“Accident nocturne”, Patrick Modiano
Literatura

“Accident nocturne”, Patrick Modiano

8 de julho de 2018 0

“Tarde da noite, numa data longínqua, quando estava quase atingindo a maioridade, eu atravessava a Praça das Pyramides em direção ao Concorde quando um carro surgiu, vindo da sombra. Inicialmente eu achei que ele me tinha me roçado, depois senti uma dor viva do tornozelo até o joelho. Eu caí sobre a calçada.”

As frases acima são as iniciais de “Accident nocturne” (“Acidente noturno”, em português), novela publicada em 2003 por Patrick Modiano, Prêmio Nobel de Literatura de 2014 (Gallimard, 181 páginas). O narrador que, como se viu, é atropelado logo no início do livro, é então recolhido por um homem, “moreno maciço”, conhecido da moça que o atropelou, e é então levado para um hospital de alto padrão.

O narrador conta este e outros acontecimentos de sua vida – uma namorada, a procura por Jacqueline Beausergent (a moça que o atropelou), suas errâncias por Paris, seus pensamentos e hesitações, um outro atropelamento (este sofrido na infância), a relação complicada com o “moreno maciço” citado acima e com Bouvière, uma espécie esquisita de professor e palestrante – sempre de maneira vaga, imprecisa. A memória do narrador parece querer pregar-lhe peças o tempo todo, e ele chega a comentar que isso pode ser efeito do éter, a que foi submetido quando dos dois atropelamentos, e em outras ocasiões (imprecisas, como sempre) em sua infância e adolescência.

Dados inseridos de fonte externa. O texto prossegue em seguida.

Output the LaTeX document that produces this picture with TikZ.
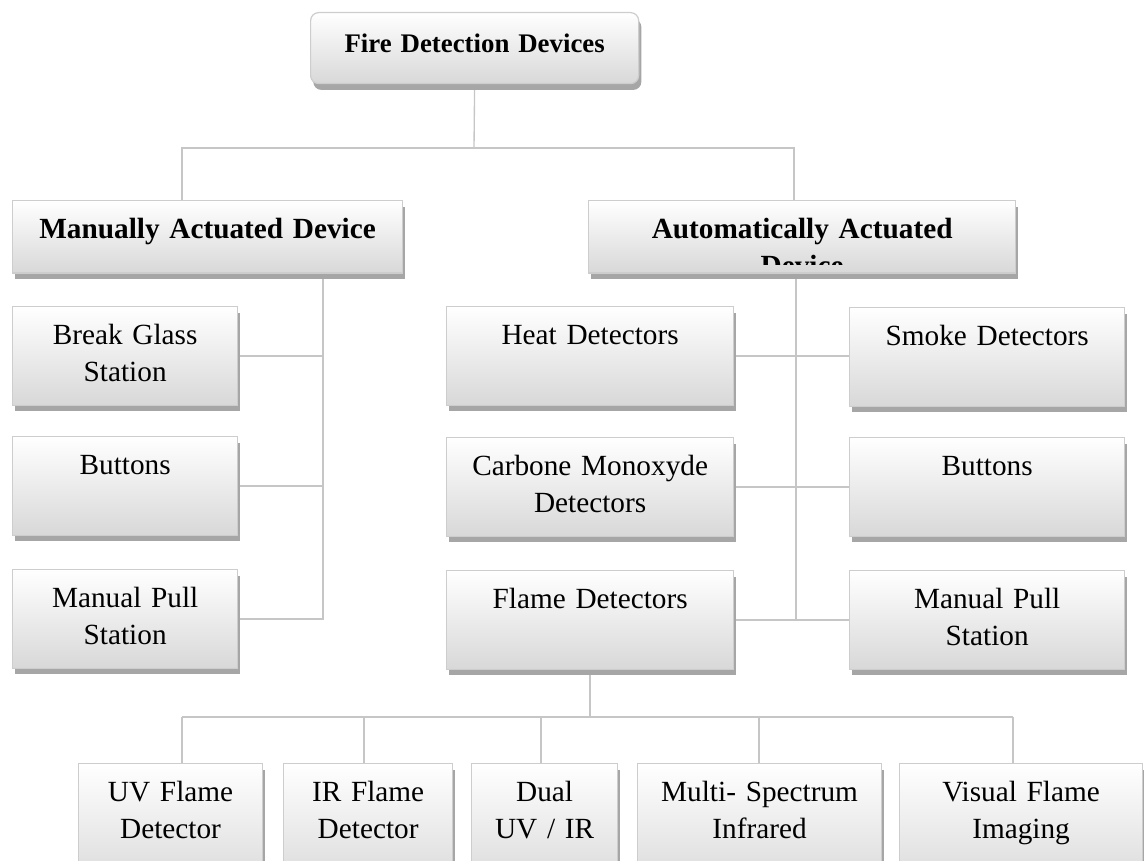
\documentclass[tikz,border=0pt]{standalone}
\usepackage{fontspec}
\setmainfont{Liberation Serif}
\usetikzlibrary{shadows,backgrounds}
\definecolor{boxedge}{RGB}{205,205,205}
\definecolor{boxfoot}{RGB}{216,216,216}
\definecolor{boxshade}{RGB}{166,166,166}
\definecolor{linkgray}{RGB}{198,198,198}
\begin{document}
\begin{tikzpicture}[x=0.41pt, y=-0.41pt,
  box/.style={draw=boxedge, line width=0.5pt, top color=white, bottom color=boxfoot,
    drop shadow={shadow xshift=1.1pt, shadow yshift=-2.6pt, fill=boxshade, opacity=1},
    anchor=north west, align=center, inner xsep=0pt, inner ysep=7.4pt,
    text height=8pt, text depth=17.6pt, font=\fontsize{12}{15.4}\selectfont},
  head/.style={box, text depth=6.9pt, font=\fontsize{12}{15.4}\selectfont\bfseries},
  leaf/.style={box, text depth=30pt},
  link/.style={draw=linkgray, line width=0.55pt}]
  % Seitenrahmen
  \useasboundingbox (0,0) rectangle (1144,861);
  \clip (0,0) rectangle (1144,861);

  % Wurzel
  \node (root) [box, rounded corners=3.3pt, text width=134.5pt, text height=9pt, text depth=5.3pt,
    font=\fontsize{11}{15.4}\selectfont\bfseries] at (310,12) {Fire Detection Devices};

  % die beiden Arten
  \node (manual) [head, text width=159.9pt] at (12,200) {Manually Actuated Device};
  \node (automatic) [head, text width=175.1pt] at (588,200) {Automatically Actuated};
  \begin{scope}
    \clip (automatic.north west) rectangle ([yshift=3.6pt]automatic.south east);
    \node (autotail) [anchor=base, yshift=-15.4pt, font=\fontsize{12}{15.4}\selectfont\bfseries]
      at (automatic.base) {Device};
  \end{scope}

  % manuelle Seite
  \node (glass) [box, text width=92.3pt] at (12,306) {Break Glass\\Station};
  \node (mbuttons) [box, text width=92.3pt] at (12,436) {Buttons};
  \node (mpull) [box, text width=92.3pt] at (12,569) {Manual Pull\\Station};

  % automatische Seite
  \node (heat) [box, text width=117.7pt] at (446,306) {Heat Detectors};
  \node (co) [box, text width=117.7pt] at (446,437) {Carbone Monoxyde\\Detectors};
  \node (flame) [box, text width=117.7pt] at (446,570) {Flame Detectors};
  \node (smoke) [box, text width=112.8pt] at (849,307) {Smoke Detectors};
  \node (abuttons) [box, text width=112.8pt] at (849,437) {Buttons};
  \node (apull) [box, text width=112.8pt] at (849,570) {Manual Pull\\Station};

  % Flammenmelder
  \node (uv) [leaf, text width=75.4pt] at (78,763) {UV Flame\\Detector};
  \node (ir) [leaf, text width=69.3pt] at (283,763) {IR Flame\\Detector};
  \node (dual) [leaf, text width=59.9pt] at (471,763) {Dual\\UV / IR};
  \node (multi) [leaf, text width=100pt] at (637,763) {Multi- Spectrum\\Infrared};
  \node (visual) [leaf, text width=99.6pt] at (899,763) {Visual Flame\\Imaging};

  % Verbindungen
  \begin{scope}[on background layer]
    \coordinate (split) at (474,148);
    \coordinate (mdrop) at (182,148);
    \coordinate (adrop) at (794,148);
    \draw[link] (root.south) -- (split);
    \draw[link] (manual.north -| mdrop) -- (mdrop) -- (adrop) -- (automatic.north -| adrop);

    \coordinate (mtrunk) at (323,620);
    \draw[link] (manual.south -| mtrunk) -- (mtrunk |- mpull.east) -- (mpull.east);
    \foreach \n in {glass, mbuttons}
      \draw[link] (\n.east) -- (\n.east -| mtrunk);

    \coordinate (atrunk) at (796,620);
    \draw[link] (automatic.south -| atrunk) -- (atrunk |- flame.east);
    \draw[link] (heat.east) -- (heat.east -| smoke.west);
    \draw[link] (co.east) -- (co.east -| abuttons.west);
    \draw[link] (flame.east) -- (flame.east -| apull.west);

    \coordinate (d1) at (182,717);
    \coordinate (d2) at (364,717);
    \coordinate (d3) at (541,717);
    \coordinate (d4) at (759,717);
    \coordinate (d5) at (1013,717);
    \draw[link] (flame.south) -- (flame.south |- d1);
    \draw[link] (d1) -- (d5);
    \draw[link] (d1) -- (d1 |- uv.north);
    \draw[link] (d2) -- (d2 |- ir.north);
    \draw[link] (d3) -- (d3 |- dual.north);
    \draw[link] (d4) -- (d4 |- multi.north);
    \draw[link] (d5) -- (d5 |- visual.north);
  \end{scope}
\end{tikzpicture}
\end{document}
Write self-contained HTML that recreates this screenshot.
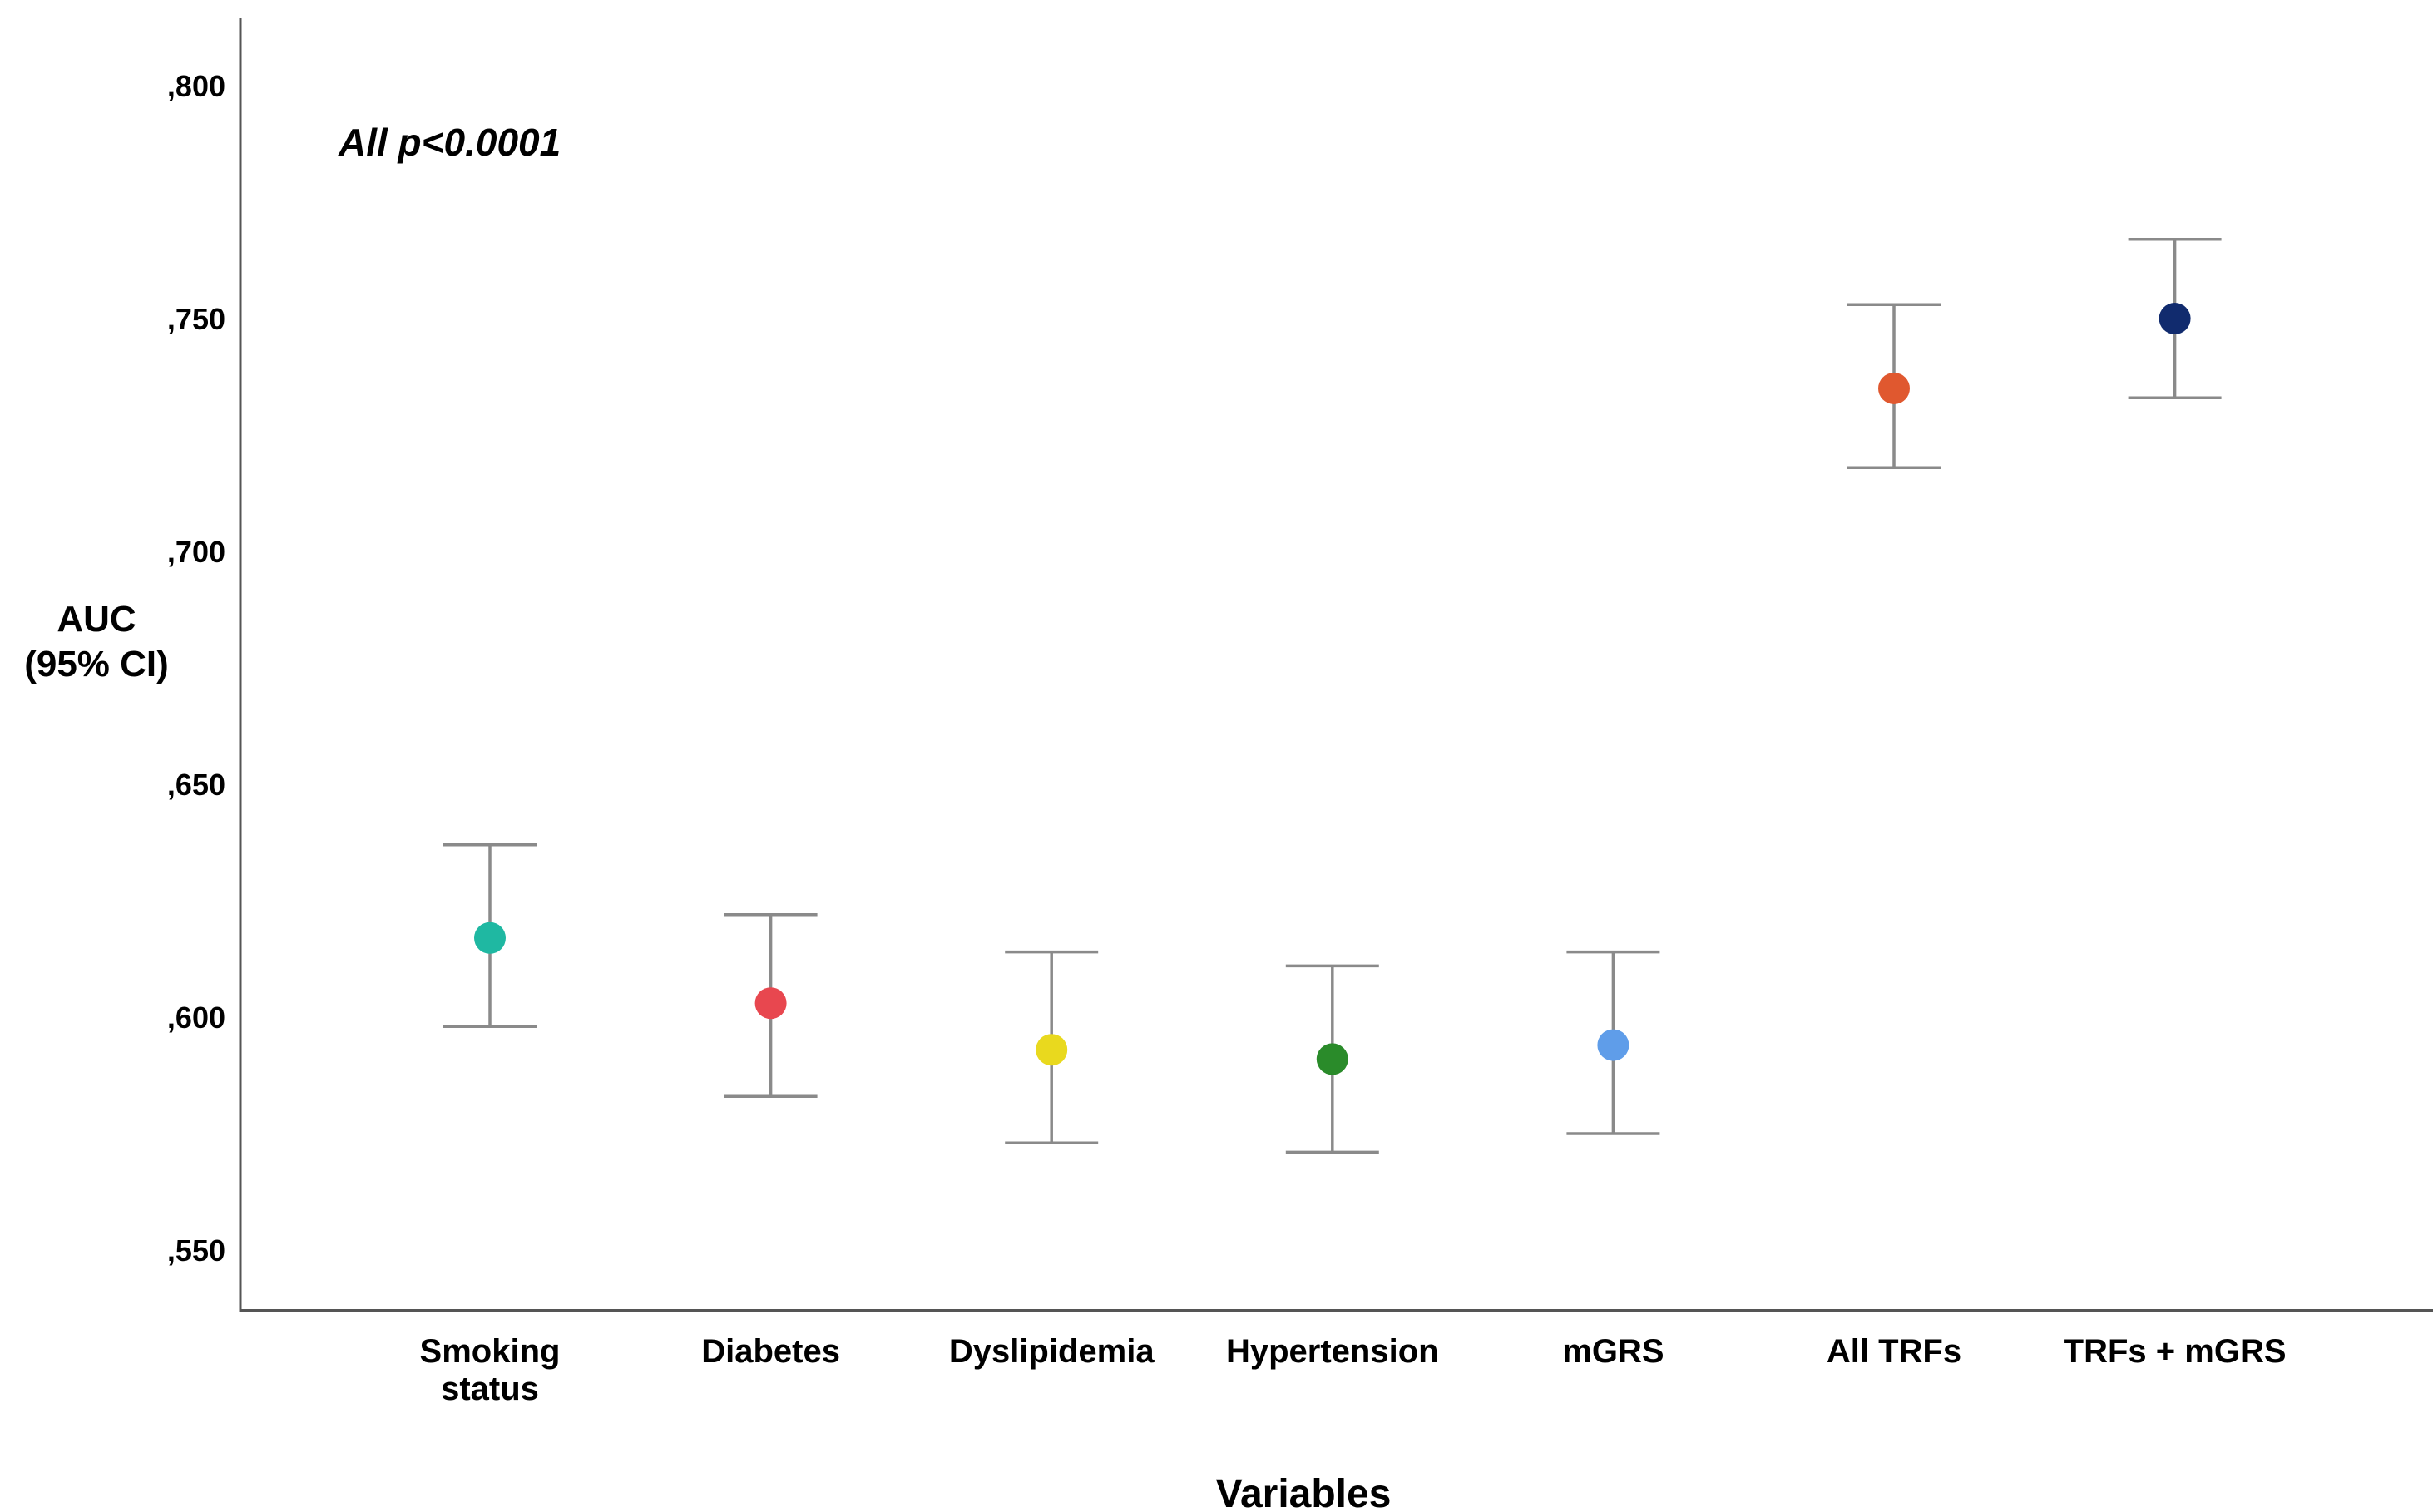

As peças que a memória prega é, provavelmente, o maior tema dos livros de Patrick Modiano, excelente escritor que teve algumas de suas obras comentadas por aqui. Só que normalmente essa memória imprecisa guarda segredos escabrosos de pessoas próximas aos narradores dos livros, frequentemente relacionadas ao colaboracionismo dos franceses com os invasores nazistas durante a Segunda Guerra Mundial. Em “Accident nocturne” o segredo escabroso parece ser a relação do narrador, aparentemente órfão de mãe, com o pai, ausente – para dizer o mínimo. A contracapa da novela, reproduzida a seguir, mostra um questionário respondido pelo narrador na escola, num dos trechos mais tocantes deste ótimo (mesmo que irritante às vezes) livro:

“Qual estrutura familiar você conheceu? Eu tinha respondido: nenhuma. Você guarda uma imagem forte de seu pai e de sua mãe? Eu tinha respondido: nebulosa. Você se julga um bom filho (ou filha)? Eu nunca fui um filho. Nos estudos que você fez, você tenta conservar a estima de seus pais ou a se adaptar ao meio social? Sem estudos. Sem pais. Sem meio social. Você prefere fazer a revolução ou contemplar uma bela paisagem? Contemplar uma bela paisagem. O que você prefere? A profundidade do tormento ou a leveza da felicidade? A leveza da felicidade. Você preferiria mudar sua vida ou recuperar uma harmonia perdida? Recuperar uma harmonia perdida.”